Azure Data Lake Storage as Target
Fivetran HVR supports integrating changes into Azure Data Lake Storage (DLS) location. This section describes the configuration requirements for integrating changes using Integrate and Refresh into ADLS location.
Due to technical limitations, Azure Data Lake Storage is not supported in the HVR releases since 6.1.5/3 to 6.1.5/9.
Customize Integrate
Defining action Integrate is sufficient for integrating changes into an ADLS location. However, the default file format written into a target file location is HVR's own XML format and the changes captured from multiple tables are integrated as files into one directory. The integrated files are named using the integrate timestamp.

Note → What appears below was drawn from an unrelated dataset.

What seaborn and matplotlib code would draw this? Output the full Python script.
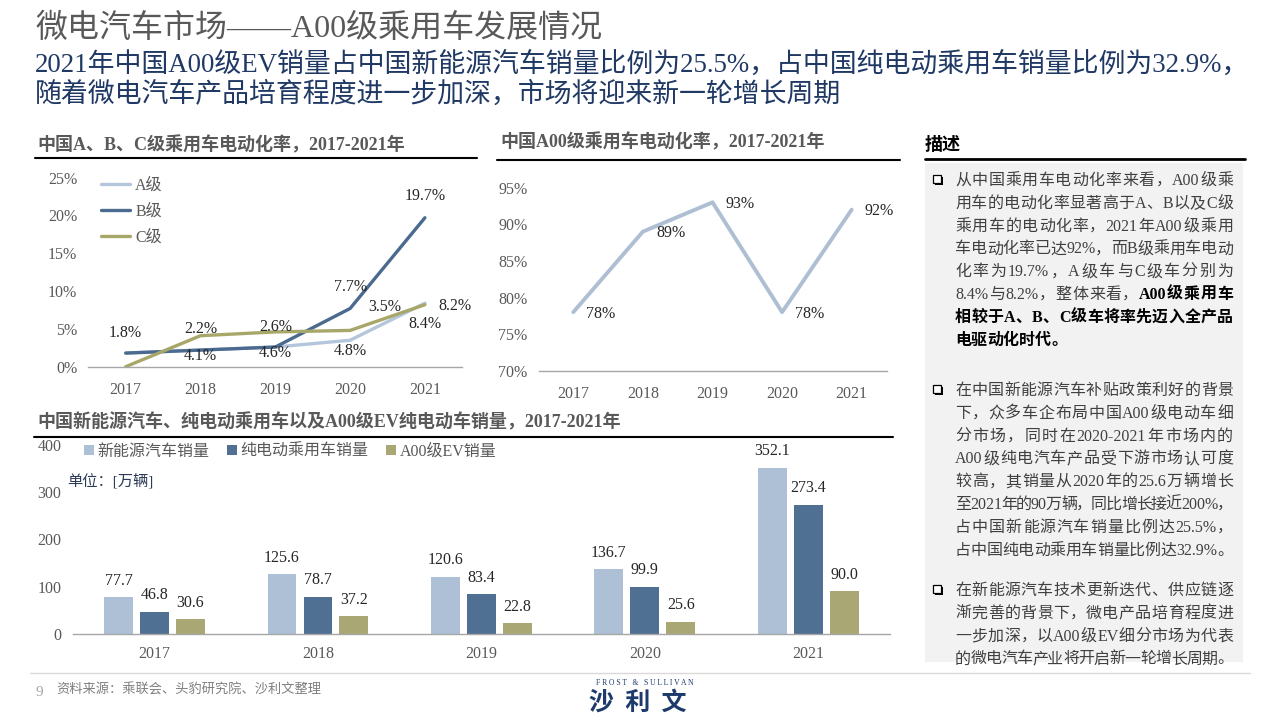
import re
import numpy as np
import pandas as pd
import matplotlib
matplotlib.use('Agg')
import matplotlib.pyplot as plt
import seaborn as sns
from matplotlib.patches import Rectangle, Patch
from matplotlib.lines import Line2D

sns.set_theme(style='white')
FAM = ['Liberation Serif', 'Noto Sans CJK SC']
plt.rcParams['font.family'] = FAM
plt.rcParams['axes.unicode_minus'] = False

# ---- data ----
years = [2017, 2018, 2019, 2020, 2021]
# A、B、C级乘用车电动化率 (%)
rate_a = [1.8, 2.2, 2.6, 3.5, 8.4]
rate_b = [1.8, 2.2, 2.6, 7.7, 19.7]
rate_c = [0.0, 4.1, 4.6, 4.8, 8.2]
# A00级乘用车电动化率 (%)
rate_a00 = [78, 89, 93, 78, 92]
# 销量 (万辆)
nev_sales = [77.7, 125.6, 120.6, 136.7, 352.1]
bev_sales = [46.8, 78.7, 83.4, 99.9, 273.4]
a00_sales = [30.6, 37.2, 22.8, 25.6, 90.0]
sales_names = ['新能源汽车销量', '纯电动乘用车销量', 'A00级EV销量']

# label placement in the left chart: (series, year index, dx px, dy px)
abc_labels = [('B级', 0, 0, 20), ('B级', 1, 0, 21), ('B级', 2, 0, 20),
              ('B级', 3, 0, 21.5), ('B级', 4, 0, 22), ('A级', 3, 35, 33.5),
              ('A级', 4, 0, -21), ('C级', 1, 0, -20), ('C级', 2, 0, -21),
              ('C级', 3, 0, -21), ('C级', 4, 30, -1)]

W, H = 1280, 720
fig = plt.figure(figsize=(12.8, 7.2), dpi=100)
fig.patch.set_facecolor('white')
renderer = fig.canvas.get_renderer()


def fy(y):
    return 1 - y / H


def axes_px(left, top, right, bottom):
    return fig.add_axes([left / W, 1 - bottom / H, (right - left) / W, (bottom - top) / H])


def hline(x0, x1, y, color='black', lw=1.5):
    fig.add_artist(Line2D([x0 / W, x1 / W], [fy(y), fy(y)], color=color, lw=lw,
                          transform=fig.transFigure))


def style_axes(ax):
    for s in ['top', 'right', 'left']:
        ax.spines[s].set_visible(False)
    ax.spines['bottom'].set_color('#a6a6a6')
    ax.spines['bottom'].set_linewidth(1)
    ax.set_xlabel('')
    ax.set_ylabel('')
    ax.tick_params(length=0, labelsize=11.5, colors='#595959')
    ax.tick_params(axis='x', pad=11)
    ax.tick_params(axis='y', pad=8)
    ax.set_facecolor('none')


# ---- header ----
fig.text(35 / W, fy(29), '微电汽车市场——A00级乘用车发展情况', fontsize=23,
         color='#595959', va='center', ha='left')
fig.text(35 / W, fy(65), '2021年中国A00级EV销量占中国新能源汽车销量比例为25.5%，占中国纯电动乘用车销量比例为32.9%，',
         fontsize=19.4, color='#1f3864', va='center', ha='left')
fig.text(35 / W, fy(95), '随着微电汽车产品培育程度进一步加深，市场将迎来新一轮增长周期',
         fontsize=19.4, color='#1f3864', va='center', ha='left')

# ---- chart titles ----
fig.text(37 / W, fy(145), '中国A、B、C级乘用车电动化率，2017-2021年', fontsize=13,
         fontweight='bold', color='#595959', va='center')
hline(35, 477, 158)
fig.text(500 / W, fy(142), '中国A00级乘用车电动化率，2017-2021年', fontsize=13,
         fontweight='bold', color='#595959', va='center')
hline(497, 900, 160)
fig.text(37 / W, fy(422), '中国新能源汽车、纯电动乘用车以及A00级EV纯电动车销量，2017-2021年',
         fontsize=13, fontweight='bold', color='#595959', va='center')
hline(34, 893, 437)

# ---- left chart: A/B/C ----
abc_colors = {'A级': '#b4c6db', 'B级': '#4a6a8f', 'C级': '#a8a76a'}
df_abc = pd.DataFrame({'year': years * 3,
                       'rate': rate_a + rate_b + rate_c,
                       'cls': ['A级'] * 5 + ['B级'] * 5 + ['C级'] * 5})
ax1 = axes_px(88.3, 177.7, 462.3, 366.7)
sns.lineplot(data=df_abc, x='year', y='rate', hue='cls', palette=abc_colors,
             linewidth=2.4, ax=ax1, legend=False)
ax1.set_xlim(2016.5, 2021.5)
ax1.set_ylim(0, 25)
ax1.set_xticks(years, [str(y) for y in years])
ax1.set_yticks(range(0, 26, 5), [f'{v}%' for v in range(0, 26, 5)])
style_axes(ax1)
series_map = {'A级': rate_a, 'B级': rate_b, 'C级': rate_c}
for name, i, dx, dy in abc_labels:
    v = series_map[name][i]
    ax1.annotate(f'{v:.1f}%', (years[i], v), xytext=(dx * 0.72, dy * 0.72),
                 textcoords='offset points', ha='center', va='center',
                 fontsize=11.5, color='#262626')
handles = [Line2D([], [], color=c, lw=2.4) for c in abc_colors.values()]
ax1.legend(handles, list(abc_colors.keys()), loc='upper left',
           bbox_to_anchor=(101 / W, fy(178)), bbox_transform=fig.transFigure,
           frameon=False, fontsize=11.5, handlelength=1.8, handletextpad=0.35,
           labelspacing=0.62, borderpad=0, borderaxespad=0, labelcolor='#595959')

# ---- middle chart: A00 ----
ax2 = axes_px(538.5, 187.7, 886.5, 370.7)
df_a00 = pd.DataFrame({'year': years, 'rate': rate_a00})
sns.lineplot(data=df_a00, x='year', y='rate', color='#aebfd3', linewidth=2.8, ax=ax2)
ax2.set_xlim(2016.5, 2021.5)
ax2.set_ylim(70, 95)
ax2.set_xticks(years, [str(y) for y in years])
ax2.set_yticks(range(70, 96, 5), [f'{v}%' for v in range(70, 96, 5)])
style_axes(ax2)
for yr, v in zip(years, rate_a00):
    ax2.annotate(f'{v}%', (yr, v), xytext=(9.5, -1), textcoords='offset points',
                 ha='left', va='center', fontsize=11.5, color='#262626')

# ---- bottom chart: sales ----
bar_colors = ['#adc0d6', '#4f6f93', '#a9a874']
df_sales = pd.DataFrame({'year': [str(y) for y in years] * 3,
                         'sales': nev_sales + bev_sales + a00_sales,
                         'kind': [sales_names[0]] * 5 + [sales_names[1]] * 5 + [sales_names[2]] * 5})
ax3 = axes_px(72.7, 445, 890, 633.7)
sns.barplot(data=df_sales, x='year', y='sales', hue='kind', palette=bar_colors,
            width=0.66, gap=0.2, saturation=1, linewidth=0, ax=ax3, legend=False)
ax3.set_xlim(-0.5, 4.5)
ax3.set_ylim(0, 400)
ax3.set_yticks(range(0, 401, 100))
style_axes(ax3)
ax3.tick_params(axis='x', pad=9)
for cont in ax3.containers:
    ax3.bar_label(cont, fmt='%.1f', padding=6, fontsize=11.5, color='#262626')
bar_handles = [Patch(facecolor=c, edgecolor='none') for c in bar_colors]
ax3.legend(bar_handles, sales_names, loc='upper left', ncol=3,
           bbox_to_anchor=(84 / W, fy(444)), bbox_transform=fig.transFigure,
           frameon=False, fontsize=11.5, handlelength=0.6, handleheight=0.6,
           handletextpad=0.25, columnspacing=1.1, borderpad=0, borderaxespad=0,
           labelcolor='#595959')
fig.text(67 / W, fy(482), '单位：[万辆]', fontsize=11, color='#2b3a55', va='center')

# ---- right panel ----
fig.text(925 / W, fy(145), '描述', fontsize=13, fontweight='bold', color='#000000', va='center')
hline(925, 1245, 159, lw=2)
fig.add_artist(Rectangle((925 / W, fy(662)), (1243 - 925) / W, (662 - 163) / H,
                         facecolor='#f2f2f2', edgecolor='none', transform=fig.transFigure,
                         zorder=0))


def bullet(y):
    fig.add_artist(Rectangle((935 / W, fy(y + 5)), 8 / W, 8 / H, facecolor='black',
                             edgecolor='none', transform=fig.transFigure))
    fig.add_artist(Rectangle((933 / W, fy(y + 3)), 8 / W, 8 / H, facecolor='white',
                             edgecolor='black', lw=0.9, transform=fig.transFigure))


def text_line(y, segs, justify=True, x0=955, x1=1233, size=11.5):
    toks = []
    for s, bold in segs:
        for t in re.findall(r'[A-Za-z0-9.%\-]+|.', s):
            toks.append((t, bold))
    arts = []
    for t, bold in toks:
        arts.append(fig.text(0, fy(y + 5), t, fontsize=size, va='baseline', ha='left',
                             fontweight='bold' if bold else 'normal',
                             color='#000000' if bold else '#404040'))
    widths = [a.get_window_extent(renderer).width for a in arts]
    gap = (x1 - x0 - sum(widths)) / (len(arts) - 1) if justify else 0.0
    x = x0
    for a, w in zip(arts, widths):
        a.set_x(x / W)
        x += w + gap


paras = [
    (180, [[('从中国乘用车电动化率来看，A00级乘', False)],
           [('用车的电动化率显著高于A、B以及C级', False)],
           [('乘用车的电动化率，2021年A00级乘用', False)],
           [('车电动化率已达92%，而B级乘用车电动', False)],
           [('化率为19.7%，A级车与C级车分别为', False)],
           [('8.4%与8.2%，整体来看，', False), ('A00级乘用车', True)],
           [('相较于A、B、C级车将率先迈入全产品', True)],
           [('电驱动化时代。', True)]]),
    (390, [[('在中国新能源汽车补贴政策利好的背景', False)],
           [('下，众多车企布局中国A00级电动车细', False)],
           [('分市场，同时在2020-2021年市场内的', False)],
           [('A00级纯电汽车产品受下游市场认可度', False)],
           [('较高，其销量从2020年的25.6万辆增长', False)],
           [('至2021年的90万辆，同比增长接近200%，', False)],
           [('占中国新能源汽车销量比例达25.5%，', False)],
           [('占中国纯电动乘用车销量比例达32.9%。', False)]]),
    (590, [[('在新能源汽车技术更新迭代、供应链逐', False)],
           [('渐完善的背景下，微电产品培育程度进', False)],
           [('一步加深，以A00级EV细分市场为代表', False)],
           [('的微电汽车产业将开启新一轮增长周期。', False)]]),
]
for y0, lines in paras:
    bullet(y0)
    for k, segs in enumerate(lines):
        last = segs == [('电驱动化时代。', True)]
        text_line(y0 + k * 22.8, segs, justify=not last)

# ---- footer ----
hline(30, 1250, 673, color='#d9d9d9', lw=1)
fig.text(36 / W, fy(693), '9', fontsize=11, color='#a6a6a6', va='center')
fig.text(56 / W, fy(690), '资料来源：乘联会、头豹研究院、沙利文整理', fontsize=9.5,
         color='#7f7f7f', va='center')
fig.text(645 / W, fy(683), 'F R O S T   &   S U L L I V A N', fontsize=5.5,
         color='#1d3a6b', ha='center', va='center')
fig.text(638 / W, fy(703), '沙  利  文', fontsize=18, fontweight='bold',
         family=['Noto Sans CJK SC'], color='#1d3a6b', ha='center', va='center')

fig.savefig('out.png', dpi=100)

You may define other actions for customizing the default behavior of integration mentioned above. Following are few examples that can be used for customizing integration into the ADLS location:
Group | Table | Action | Annotation |
---|---|---|---|
ADLS | * | FileFormat | This action may be defined to:
|
ADLS | * | Integrate | To segregate and name the files integrated into the target location, define parameter RenameExpression. For example, if RenameExpression={hvr_tbl_name}/{hvr_integ_tstamp}.csv is defined, then for each table in the source, a separate folder (with the same name as the table name) is created in the target location, and the files replicated for each table are saved into these folders. This also enforces unique name for the files by naming them with a timestamp of the moment when the file was integrated into the target location. |
ADLS | * | ColumnProperties | This action defines properties for a column being replicated. This action may be defined to:
|
State Directory
By default, HVR creates its internal state files in a sub-directory named _hvr_state within the location’s top directory.
This option in HVR UI allows you to specify a custom path for HVR’s internal state files, which are used during file replication. The state directory can be configured as a path within the location’s top directory or placed outside of it. If a relative path (e.g., ../work) is specified, it will be interpreted relative to the location’s top directory.
If the state directory is on the same file system as the location’s top directory, HVR ensures that file move operations are ‘atomic,’ so users only see fully written files and never partial versions.
This option is equivalent to the location property File_State_Directory.
Intermediate Directory
This option in the HVR UI allows you to specify a directory path for storing intermediate (temporary) files generated during Compare. These files are created during both "direct file compare" and "online compare" operations.
Using an intermediate directory can enhance performance by ensuring that temporary files are stored in a location optimized for the system's data processing needs.
This setting is particularly relevant for target file locations, as it determines where the intermediate files are placed during the Compare operation. If this option is not enabled, the intermediate files are stored by default in the integratedir/_hvr_intermediate directory, where integratedir is the replication DIRECTORY (File_Path) defined for the target file location.
This option is equivalent to the location property Intermediate_Directory.
Intermediate Directory is Local
This option in HVR UI specifies that the Intermediate Directory will be created on the local drive of the file location's server.
This setting is crucial for optimizing performance, as it reduces network latency and avoids potential permission issues associated with remote storage. By storing intermediate files locally, HVR can process data more efficiently, taking advantage of the speed and reliability of local storage.
This option is particularly beneficial when the HVR Agent has access to ample local storage, enabling it to handle large data volumes without relying on networked storage solutions.
This option is equivalent to the location property Intermediate_Directory_Is_Local.
Integrate Limitations
By default, for file-based target locations, HVR does not replicate the delete
operation performed at the source location.